Since the arrival of the Individual Savings Account (ISA) in 1999, ISAs have remained one of the most tax efficient ways of saving.

That’s thanks to the ISA ‘wrapping’ your money away from income tax and capital gains tax.

The type of ISA you choose depends on what’s right for you. If you’re not sure what that might be, you can have a look at our handy article for the differences between Cash and Stocks & Shares ISAs.

In the 2023 Autumn Statement, Jeremy Hunt announced changes to the ISA rules, in an effort to simplify them. Not all of the proposed changes are guaranteed to happen, but it can give you an idea of what’s on the horizon, especially as we prepare for the end of the 2023/24 tax year in April.

  1. Brrrrrr… ISA allowance freeze

    There’s been some pressure on the government to increase ISA annual allowances, but a freeze on the annual limits for the next tax year is here instead.

    The new tax year (6 April 2024- 5 April 2025) will see the overall ISA allowance remain at £20,000.

    The good news is you can split your ISA allowance between all of the ISAs available on the market; a Stocks and Shares ISA, a Cash ISA, an Innovative Finance ISA and a Lifetime ISA.

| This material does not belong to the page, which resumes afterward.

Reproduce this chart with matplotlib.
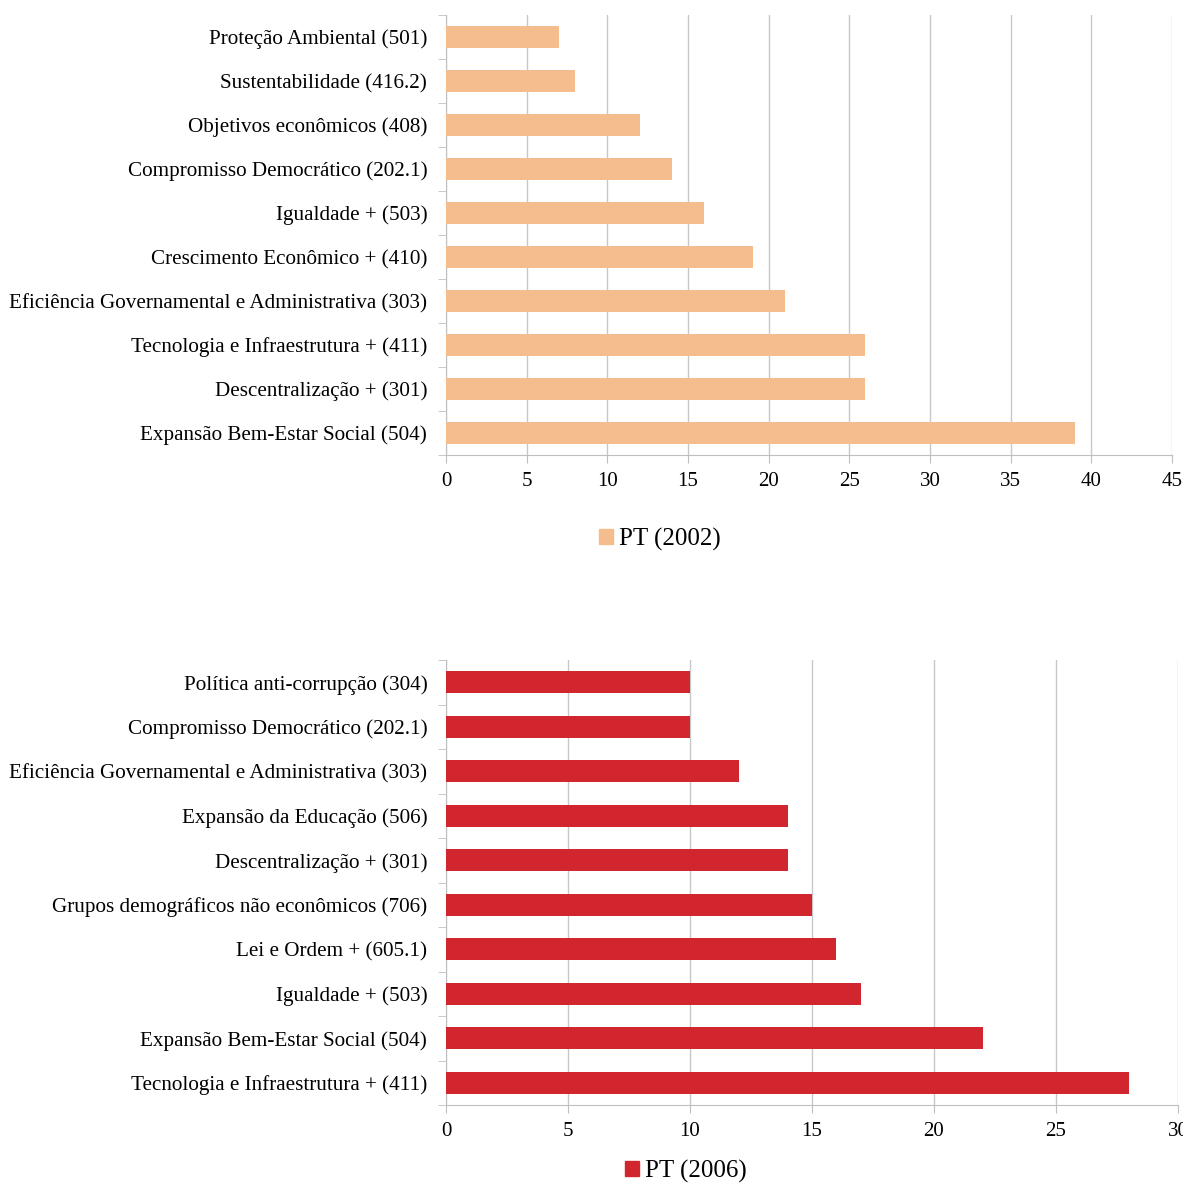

    Keep in mind, each different type of ISA has different rules. For example, you can only save £4,000 a year into a Lifetime ISA.

  2. One-ISA per year limit removed

    The government has made it easier to open multiple ISAs with different providers in a single tax year.

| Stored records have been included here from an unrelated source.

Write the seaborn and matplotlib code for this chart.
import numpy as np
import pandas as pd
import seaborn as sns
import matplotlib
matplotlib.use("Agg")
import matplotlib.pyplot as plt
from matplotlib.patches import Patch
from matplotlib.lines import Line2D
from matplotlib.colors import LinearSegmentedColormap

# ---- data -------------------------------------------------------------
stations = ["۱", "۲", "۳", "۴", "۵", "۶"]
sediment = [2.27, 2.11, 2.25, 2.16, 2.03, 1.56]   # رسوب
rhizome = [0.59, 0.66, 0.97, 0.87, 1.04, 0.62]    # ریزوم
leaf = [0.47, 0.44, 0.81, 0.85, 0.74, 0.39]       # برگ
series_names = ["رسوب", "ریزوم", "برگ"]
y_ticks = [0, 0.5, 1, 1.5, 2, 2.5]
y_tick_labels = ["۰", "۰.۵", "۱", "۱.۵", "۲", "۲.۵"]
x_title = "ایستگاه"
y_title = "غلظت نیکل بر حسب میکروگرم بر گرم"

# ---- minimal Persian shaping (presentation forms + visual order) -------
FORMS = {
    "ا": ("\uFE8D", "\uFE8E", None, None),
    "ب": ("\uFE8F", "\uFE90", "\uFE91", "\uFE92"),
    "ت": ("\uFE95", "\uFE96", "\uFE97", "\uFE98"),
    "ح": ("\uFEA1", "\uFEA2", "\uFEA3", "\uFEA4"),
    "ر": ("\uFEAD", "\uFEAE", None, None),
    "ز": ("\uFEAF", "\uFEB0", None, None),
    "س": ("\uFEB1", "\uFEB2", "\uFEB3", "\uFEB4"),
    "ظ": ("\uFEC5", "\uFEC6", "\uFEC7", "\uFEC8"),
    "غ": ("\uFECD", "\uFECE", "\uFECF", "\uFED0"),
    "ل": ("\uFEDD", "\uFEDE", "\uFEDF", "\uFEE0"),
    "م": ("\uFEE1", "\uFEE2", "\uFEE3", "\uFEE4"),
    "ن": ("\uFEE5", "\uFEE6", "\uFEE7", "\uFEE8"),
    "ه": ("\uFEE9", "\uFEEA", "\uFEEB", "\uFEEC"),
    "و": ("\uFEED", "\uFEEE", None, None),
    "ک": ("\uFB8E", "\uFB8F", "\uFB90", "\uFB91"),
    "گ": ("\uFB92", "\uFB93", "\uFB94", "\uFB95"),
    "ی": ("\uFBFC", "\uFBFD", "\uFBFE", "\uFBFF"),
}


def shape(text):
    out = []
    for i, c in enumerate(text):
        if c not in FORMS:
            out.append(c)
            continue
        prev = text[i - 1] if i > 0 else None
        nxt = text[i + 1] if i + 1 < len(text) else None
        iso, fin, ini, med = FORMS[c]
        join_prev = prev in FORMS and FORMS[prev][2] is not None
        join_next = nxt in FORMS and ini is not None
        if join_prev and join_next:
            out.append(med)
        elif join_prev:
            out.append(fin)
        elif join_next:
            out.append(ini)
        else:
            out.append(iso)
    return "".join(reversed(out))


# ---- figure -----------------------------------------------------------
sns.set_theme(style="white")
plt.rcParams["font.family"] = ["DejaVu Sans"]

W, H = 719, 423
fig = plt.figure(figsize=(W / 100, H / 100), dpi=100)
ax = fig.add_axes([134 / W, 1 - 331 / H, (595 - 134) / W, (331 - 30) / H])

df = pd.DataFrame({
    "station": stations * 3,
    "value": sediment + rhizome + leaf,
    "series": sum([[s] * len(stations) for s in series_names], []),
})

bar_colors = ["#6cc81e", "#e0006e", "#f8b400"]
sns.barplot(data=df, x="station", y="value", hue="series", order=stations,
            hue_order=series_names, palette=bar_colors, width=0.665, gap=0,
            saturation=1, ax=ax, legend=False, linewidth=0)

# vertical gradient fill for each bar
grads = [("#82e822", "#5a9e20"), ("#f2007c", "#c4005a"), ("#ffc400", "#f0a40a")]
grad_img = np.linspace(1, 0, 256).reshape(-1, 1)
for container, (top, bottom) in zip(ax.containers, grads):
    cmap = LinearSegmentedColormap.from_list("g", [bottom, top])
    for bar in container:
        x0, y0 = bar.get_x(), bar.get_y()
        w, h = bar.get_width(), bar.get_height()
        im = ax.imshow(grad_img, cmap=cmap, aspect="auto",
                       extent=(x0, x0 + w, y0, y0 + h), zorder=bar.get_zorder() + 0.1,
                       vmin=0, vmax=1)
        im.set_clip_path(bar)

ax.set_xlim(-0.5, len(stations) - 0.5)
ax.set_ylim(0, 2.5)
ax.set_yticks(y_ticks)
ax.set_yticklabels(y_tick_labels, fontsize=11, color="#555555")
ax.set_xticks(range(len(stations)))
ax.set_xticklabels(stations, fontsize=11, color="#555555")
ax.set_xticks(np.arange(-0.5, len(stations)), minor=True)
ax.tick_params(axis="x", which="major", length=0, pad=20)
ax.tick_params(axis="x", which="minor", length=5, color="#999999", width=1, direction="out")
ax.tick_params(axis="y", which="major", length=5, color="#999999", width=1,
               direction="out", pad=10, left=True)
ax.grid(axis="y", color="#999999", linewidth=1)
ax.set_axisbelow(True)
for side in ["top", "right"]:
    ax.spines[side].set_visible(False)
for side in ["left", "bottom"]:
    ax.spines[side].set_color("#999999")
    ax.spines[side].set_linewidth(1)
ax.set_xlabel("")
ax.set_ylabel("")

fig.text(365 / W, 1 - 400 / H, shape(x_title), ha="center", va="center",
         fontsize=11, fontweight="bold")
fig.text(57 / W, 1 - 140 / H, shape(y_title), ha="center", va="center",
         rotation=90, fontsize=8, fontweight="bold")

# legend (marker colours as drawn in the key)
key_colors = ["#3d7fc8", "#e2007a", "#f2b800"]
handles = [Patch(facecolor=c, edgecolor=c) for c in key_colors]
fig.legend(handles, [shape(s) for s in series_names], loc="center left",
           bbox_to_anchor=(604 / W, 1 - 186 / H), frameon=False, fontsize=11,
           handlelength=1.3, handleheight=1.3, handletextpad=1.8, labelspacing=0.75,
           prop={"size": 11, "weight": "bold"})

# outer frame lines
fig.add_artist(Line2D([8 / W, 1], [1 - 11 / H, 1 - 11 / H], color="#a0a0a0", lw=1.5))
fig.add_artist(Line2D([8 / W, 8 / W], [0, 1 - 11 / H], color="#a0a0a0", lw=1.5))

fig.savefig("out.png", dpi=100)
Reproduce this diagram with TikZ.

    Before the 2024/25 tax year, savers were only able to open one ISA of each type per tax year. That meant that someone couldn’t open two Stocks and Shares ISAs with different providers in the same tax year.

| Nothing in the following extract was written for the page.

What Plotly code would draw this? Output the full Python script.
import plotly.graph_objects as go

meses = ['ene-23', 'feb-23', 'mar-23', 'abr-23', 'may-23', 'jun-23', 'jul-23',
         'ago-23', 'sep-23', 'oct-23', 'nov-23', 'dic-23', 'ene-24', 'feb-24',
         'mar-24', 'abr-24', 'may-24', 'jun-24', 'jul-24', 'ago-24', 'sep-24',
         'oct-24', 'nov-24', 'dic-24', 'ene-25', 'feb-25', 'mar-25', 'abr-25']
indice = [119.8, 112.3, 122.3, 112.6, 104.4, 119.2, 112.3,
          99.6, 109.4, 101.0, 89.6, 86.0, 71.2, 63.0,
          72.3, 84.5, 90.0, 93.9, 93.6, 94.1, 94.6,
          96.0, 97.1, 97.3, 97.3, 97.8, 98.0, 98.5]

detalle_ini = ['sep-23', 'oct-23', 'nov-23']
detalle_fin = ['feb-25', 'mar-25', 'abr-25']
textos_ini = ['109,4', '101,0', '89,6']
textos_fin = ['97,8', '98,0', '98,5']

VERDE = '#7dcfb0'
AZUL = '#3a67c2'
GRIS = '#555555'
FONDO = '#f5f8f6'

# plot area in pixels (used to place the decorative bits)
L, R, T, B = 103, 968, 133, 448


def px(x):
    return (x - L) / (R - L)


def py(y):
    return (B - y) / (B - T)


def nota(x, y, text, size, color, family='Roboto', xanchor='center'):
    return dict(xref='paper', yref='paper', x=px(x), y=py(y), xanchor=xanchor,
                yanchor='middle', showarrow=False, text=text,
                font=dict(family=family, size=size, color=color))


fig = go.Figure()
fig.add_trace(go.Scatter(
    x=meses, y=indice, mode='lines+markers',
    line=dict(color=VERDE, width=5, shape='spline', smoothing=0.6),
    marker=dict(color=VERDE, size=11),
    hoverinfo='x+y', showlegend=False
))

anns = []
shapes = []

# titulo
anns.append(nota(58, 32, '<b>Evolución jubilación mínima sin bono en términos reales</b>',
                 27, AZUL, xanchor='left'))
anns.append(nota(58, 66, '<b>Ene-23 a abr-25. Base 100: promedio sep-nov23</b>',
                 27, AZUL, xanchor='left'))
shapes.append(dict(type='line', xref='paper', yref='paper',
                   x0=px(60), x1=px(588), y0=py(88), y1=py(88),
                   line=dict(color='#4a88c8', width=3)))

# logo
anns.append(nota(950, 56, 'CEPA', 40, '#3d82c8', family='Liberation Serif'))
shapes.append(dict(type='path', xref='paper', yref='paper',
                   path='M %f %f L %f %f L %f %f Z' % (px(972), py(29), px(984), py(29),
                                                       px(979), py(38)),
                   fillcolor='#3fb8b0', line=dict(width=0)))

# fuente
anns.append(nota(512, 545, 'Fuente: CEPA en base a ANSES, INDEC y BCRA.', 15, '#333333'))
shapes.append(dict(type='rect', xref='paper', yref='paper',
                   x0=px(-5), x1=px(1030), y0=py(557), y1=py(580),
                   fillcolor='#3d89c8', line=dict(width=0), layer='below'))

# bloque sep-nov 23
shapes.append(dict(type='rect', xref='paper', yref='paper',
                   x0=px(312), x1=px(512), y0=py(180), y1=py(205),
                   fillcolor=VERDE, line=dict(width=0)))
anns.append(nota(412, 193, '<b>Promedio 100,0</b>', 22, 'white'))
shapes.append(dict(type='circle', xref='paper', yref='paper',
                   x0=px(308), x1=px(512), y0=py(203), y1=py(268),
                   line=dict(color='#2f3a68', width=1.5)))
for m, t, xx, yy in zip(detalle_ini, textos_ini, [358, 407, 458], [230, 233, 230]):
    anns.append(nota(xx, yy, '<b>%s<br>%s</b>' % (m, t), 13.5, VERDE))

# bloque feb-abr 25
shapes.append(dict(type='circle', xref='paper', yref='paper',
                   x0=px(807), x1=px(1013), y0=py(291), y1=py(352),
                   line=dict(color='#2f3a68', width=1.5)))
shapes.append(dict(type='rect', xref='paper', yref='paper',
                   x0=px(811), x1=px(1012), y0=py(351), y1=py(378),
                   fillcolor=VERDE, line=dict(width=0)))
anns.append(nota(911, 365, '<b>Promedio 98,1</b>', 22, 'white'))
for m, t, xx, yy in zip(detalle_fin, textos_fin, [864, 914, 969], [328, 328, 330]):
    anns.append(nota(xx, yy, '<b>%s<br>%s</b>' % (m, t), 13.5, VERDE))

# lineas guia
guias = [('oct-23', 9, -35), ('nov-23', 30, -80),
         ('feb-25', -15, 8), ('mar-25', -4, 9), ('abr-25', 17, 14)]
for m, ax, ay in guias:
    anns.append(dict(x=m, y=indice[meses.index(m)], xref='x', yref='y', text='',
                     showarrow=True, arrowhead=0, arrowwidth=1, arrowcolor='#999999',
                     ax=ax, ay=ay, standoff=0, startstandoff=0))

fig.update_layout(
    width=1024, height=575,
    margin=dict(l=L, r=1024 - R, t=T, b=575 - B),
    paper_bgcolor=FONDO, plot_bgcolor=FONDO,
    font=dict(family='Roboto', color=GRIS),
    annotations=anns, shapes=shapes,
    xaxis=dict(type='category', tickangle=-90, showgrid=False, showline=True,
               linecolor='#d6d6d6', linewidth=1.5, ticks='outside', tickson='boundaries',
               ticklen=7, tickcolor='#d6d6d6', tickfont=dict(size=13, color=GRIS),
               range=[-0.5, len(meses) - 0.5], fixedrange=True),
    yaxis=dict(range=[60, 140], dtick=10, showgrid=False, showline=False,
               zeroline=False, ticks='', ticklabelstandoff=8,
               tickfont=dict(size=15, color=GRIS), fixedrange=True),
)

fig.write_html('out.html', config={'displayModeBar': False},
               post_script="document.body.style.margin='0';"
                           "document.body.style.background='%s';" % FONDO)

    But now you can. With the exception of the Lifetime ISA, which will remain as one per tax year. But keep in mind, your £20,000 ISA allowance must be divided between these. It’s not £20,000 per ISA, per tax year.

    This won’t be available with all banks or investment platforms, so it’s best to check with your provider.

  3. ISA re-application made simpler

    If you hadn’t saved into an ISA in the previous tax year, the government required you to make a new ISA application.

    But this requirement has been removed. So, some providers will allow you to add money to an untouched ISA without you needing to resubscribe. Make sure to check with your provider whether they’ve introduced this to their products, before making any changes.

  4. Partial ISA transfers announced for the future

    It might soon be possible to partially transfer any amount you choose into another ISA, regardless of when you subscribed to the original ISA. That means you can partially transfer out any money paid within the current tax year.

    Previously, ISA savers were only able to fully transfer any contributions they’d made within the current tax year to another provider.

    Although the change was announced in the Autumn budget, there’s no news on when this will be coming into effect. Make sure you check any fine print before making any partial or full transfers.

  5. Cash ISA age changes to keep on your radar

    Some new changes are coming down the line for anyone aged 16 and 17 who want to open a Cash ISA.

    From 6 April 2024, anyone aged 16 or 17 can open a Cash ISA, but they can only hold and subscribe to one before the age of 18. Previously, it was possible to open more than one.

    The rules around these changes aren’t set in stone just yet and the finer details are still being ironed out. We’re expecting more details soon, so check back in for future updates.

If the value of your investment falls, you could get back less money than you put in.

You should think of investing as a medium to long-term commitment – so be prepared to invest your money for at least five years.

We hope the information in this article is useful, but it isn't financial advice. If you want expert advice, you should speak to an Independent Financial Advisor.

Tax depends on your individual circumstances and the regulations may change in the future.